You’ve heard me mention the name Suzanne Brooker – my Gage drawing instructor for three terms – many times. I’m mentioning it again today, this time to talk about her new book: Essential Techniques of Landscape Drawing: Master the Concepts and Methods for Observing and Rendering Nature. While the book focuses on landscapes and the natural world, the incomparable value of classical drawing principles is that they can be applied to any subject matter.
Beginning with an introduction to materials (graphite pencil is the primary medium used in the book, with brief discussion of colored pencil, charcoal, pastel and water-soluble pencils), Suzanne takes the reader through the basic elements of drawing, such as line, value and form, and how specific techniques can be used to express them.
For me, the meat of the book begins with Chapter 3, Light Logic and Shading Techniques. Although I have studied the basic principles covered by this chapter several times in other books and classes, and I thought I understood them, Suzanne’s explanations helped me to internalize the principles in a way that I hadn’t before.
What is “light logic”? “The sun touches objects in nature, creating areas of light and shadow in a predictable fashion.” Because the human brain automatically uses light logic to perceive an object, it’s an essential concept for rendering a three-dimensional form realistically. It sounds so simple – the classic drawing exercise of shading a ball or cube lighted from one side – yet it’s not at all easy to apply textbook understanding to real objects that are not balls and cubes. First you have to learn to see the highlight, core shadow and reflected light on an object in space, and then you must transfer that perception to the flat paper.
I am still learning to do this, of course (I expect it to be a lifelong challenge), but after studying with Suzanne, I have nailed the first step: I can finally see what she is talking about. (The first time I looked out our livingroom window and saw the “core shadow” on our front porch column, it was a “Eureka” moment for me. I have seen our column every day for 30+ years, yet I had never “seen” the core shadow as it wraps around the column’s cylinder and then stops just before it gets to the opposite edge, revealing the beginning of the lighter side – and how rendering all of that accurately is necessary to define its form.
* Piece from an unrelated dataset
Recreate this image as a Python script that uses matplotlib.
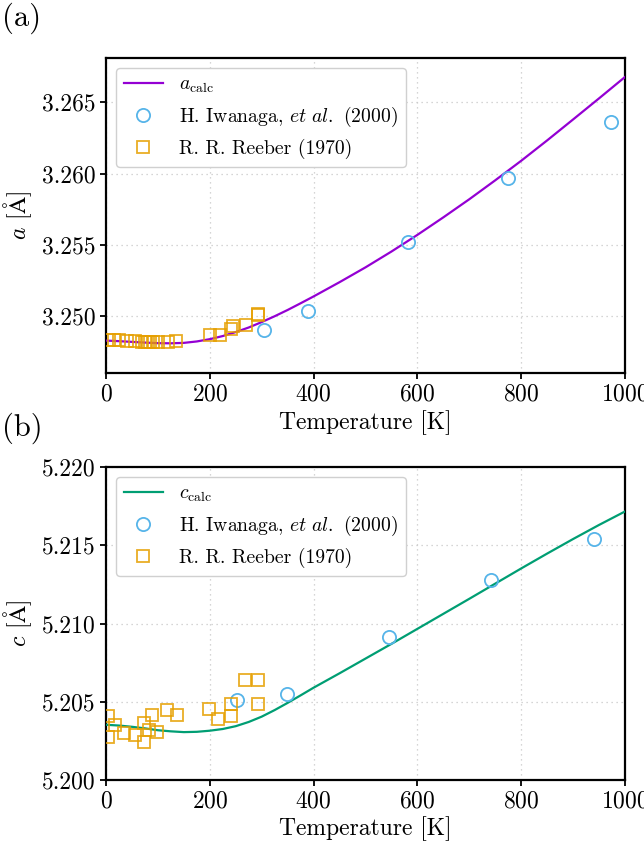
import matplotlib
matplotlib.use('Agg')
import matplotlib.pyplot as plt
from matplotlib.ticker import FormatStrFormatter, MultipleLocator

matplotlib.rcParams.update({
    'font.family': 'serif',
    'font.serif': ['cmr10', 'DejaVu Serif'],
    'mathtext.fontset': 'cm',
    'axes.unicode_minus': False,
    'axes.formatter.use_mathtext': True,
    'font.size': 17,
})

# calculated lattice constants (a and c) vs temperature
T_calc = [0, 25, 50, 75, 100, 125, 150, 175, 200, 225, 250, 275, 300,
          325, 350, 375, 400, 425, 450, 475, 500, 550, 600, 650, 700,
          750, 800, 850, 900, 950, 1000]
a_calc = [3.24828, 3.24824, 3.24819, 3.24814, 3.24810, 3.24809, 3.24812,
          3.24822, 3.24838, 3.24860, 3.24888, 3.24920, 3.24958, 3.24999,
          3.25043, 3.25090, 3.25138, 3.25188, 3.25238, 3.25290, 3.25342,
          3.25453, 3.25570, 3.25693, 3.25820, 3.25953, 3.26090, 3.26233,
          3.26380, 3.26528, 3.26678]
c_calc = [5.20353, 5.20348, 5.20340, 5.20330, 5.20318, 5.20311, 5.20306,
          5.20308, 5.20315, 5.20326, 5.20344, 5.20371, 5.20405, 5.20447,
          5.20493, 5.20541, 5.20590, 5.20636, 5.20682, 5.20729, 5.20776,
          5.20870, 5.20966, 5.21062, 5.21158, 5.21255, 5.21352, 5.21447,
          5.21540, 5.21630, 5.21716]

# H. Iwanaga et al. (2000)
T_iwa_a = [305, 390, 582, 775, 973]
a_iwa = [3.24902, 3.25035, 3.25518, 3.25972, 3.26360]
T_iwa_c = [253, 349, 546, 741, 941]
c_iwa = [5.20513, 5.20549, 5.20913, 5.21280, 5.21542]

# R. R. Reeber (1970)
T_ree_a = [5, 15, 25, 40, 55, 70, 75, 80, 85, 90, 100, 120, 135,
           200, 220, 240, 245, 270, 293, 293]
a_ree = [3.24830, 3.24832, 3.24830, 3.24828, 3.24823, 3.24820, 3.24819,
         3.24819, 3.24820, 3.24821, 3.24821, 3.24819, 3.24828,
         3.24865, 3.24870, 3.24912, 3.24928, 3.24935, 3.25005, 3.25016]
T_ree_c = [4.5, 4.5, 17, 35, 55, 74, 74, 83, 99, 88, 118, 136,
           199, 216, 240, 240, 268, 292, 293]
c_ree = [5.20406, 5.20278, 5.20353, 5.20300, 5.20289, 5.20246, 5.20364,
         5.20321, 5.20306, 5.20413, 5.20449, 5.20417,
         5.20455, 5.20391, 5.20406, 5.20487, 5.20641, 5.20641, 5.20485]

col_a = '#9400D3'
col_c = '#009E73'
col_iwa = '#56B4E9'
col_ree = '#E69F00'

fig = plt.figure(figsize=(6.44, 8.46), dpi=100)
ax1 = fig.add_axes([0.1646, 0.559, 0.806, 0.3723])
ax2 = fig.add_axes([0.1646, 0.078, 0.806, 0.370])


def setup(ax, T_c, y_c, lab_c, col, T_i, y_i, T_r, y_r, ylab):
    ax.plot(T_c, y_c, color=col, lw=1.6, label=lab_c, zorder=3)
    ax.plot(T_i, y_i, 'o', ms=9.5, mfc='none', mec=col_iwa, mew=1.3,
            label=r'H. Iwanaga, $\mathit{et\ al.}$ (2000)', zorder=4)
    ax.plot(T_r, y_r, 's', ms=9, mfc='none', mec=col_ree, mew=1.3,
            alpha=0.85, label='R. R. Reeber (1970)', zorder=4)
    ax.set_xlim(0, 1000)
    ax.xaxis.set_major_locator(MultipleLocator(200))
    ax.yaxis.set_major_locator(MultipleLocator(0.005))
    ax.yaxis.set_major_formatter(FormatStrFormatter('%.3f'))
    ax.grid(True, ls=(0, (1, 3)), color='#c8c8c8', lw=0.9)
    ax.set_axisbelow(True)
    for s in ax.spines.values():
        s.set_linewidth(1.6)
    ax.tick_params(width=1.3, length=4, labelsize=17)
    ax.set_xlabel('Temperature [K]', fontsize=17, labelpad=3)
    ax.set_ylabel(ylab, fontsize=17, labelpad=6)
    leg = ax.legend(loc='upper left', fontsize=14.2, fancybox=True,
                    framealpha=1, edgecolor='#d0d0d0')
    leg.get_frame().set_linewidth(1.0)


setup(ax1, T_calc, a_calc, r'$a_{\rm calc}$', col_a, T_iwa_a, a_iwa,
      T_ree_a, a_ree, r'$a$ [$\mathrm{\AA}$]')
ax1.set_ylim(3.2460, 3.2681)

setup(ax2, T_calc, c_calc, r'$c_{\rm calc}$', col_c, T_iwa_c, c_iwa,
      T_ree_c, c_ree, r'$c$ [$\mathrm{\AA}$]')
ax2.set_ylim(5.200, 5.220)

fig.text(0.003, 0.978, '(a)', fontsize=22, va='center', ha='left')
fig.text(0.003, 0.494, '(b)', fontsize=22, va='center', ha='left')

plt.savefig('out.png', dpi=100)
I said to Greg at the breakfast table, “Oh my gosh – the core shadow! It’s on our porch!” Now I can’t walk through a park on a sunny day without seeing core shadows on trees.)
Succeeding chapters focus on step-by-step exercises for developing drawings from photo references. Many demos are included, showing various stages of drawing development. Particularly helpful are sections devoted to specific natural elements that make up a landscape, such as sky, terrain, trees and foliage, and water.
Throughout the book are many examples of Suzanne’s own work and those of her peers, students and classical masters. Even if you never draw, it’s a huge volume of delicious eye candy to savor.
But after reading this book, I believe you will draw, because fully understanding these classic principles is likely to reinforce your passion for drawing as it did mine. When I finally grasped concepts and principles that had been only floating peripherally in my brain, I could not keep myself from putting them into practice.
Although the book, for me, is mostly review of concepts I learned during the past two years while studying with her in class, it is such a thorough coverage of her curriculum that it reads like a full two semesters of work. Of course, as with any how-to book, reading the text is not learning; that comes only from practicing the exercises. Had I only read the book and not taken 25 weeks of classes, I must admit that I might not have had the self-discipline to do all those exercises as we did for class! (As students of all ages experience, knowing the teacher is going to check the homework is a major motivator for doing it.) If you follow Suzanne’s curriculum, the training is thorough, rigorous and very time-consuming, but there’s no doubt that you’ll see results.
I don’t purchase many books anymore because I’m trying to reduce the number of volumes on my shelves, not increase them, but this one is a reference I will turn to repeatedly to reinforce and remind me of what I learned. It also reminds me of everything I love about drawing. The many exquisite examples in the book show me what’s possible, and the instructions explain how.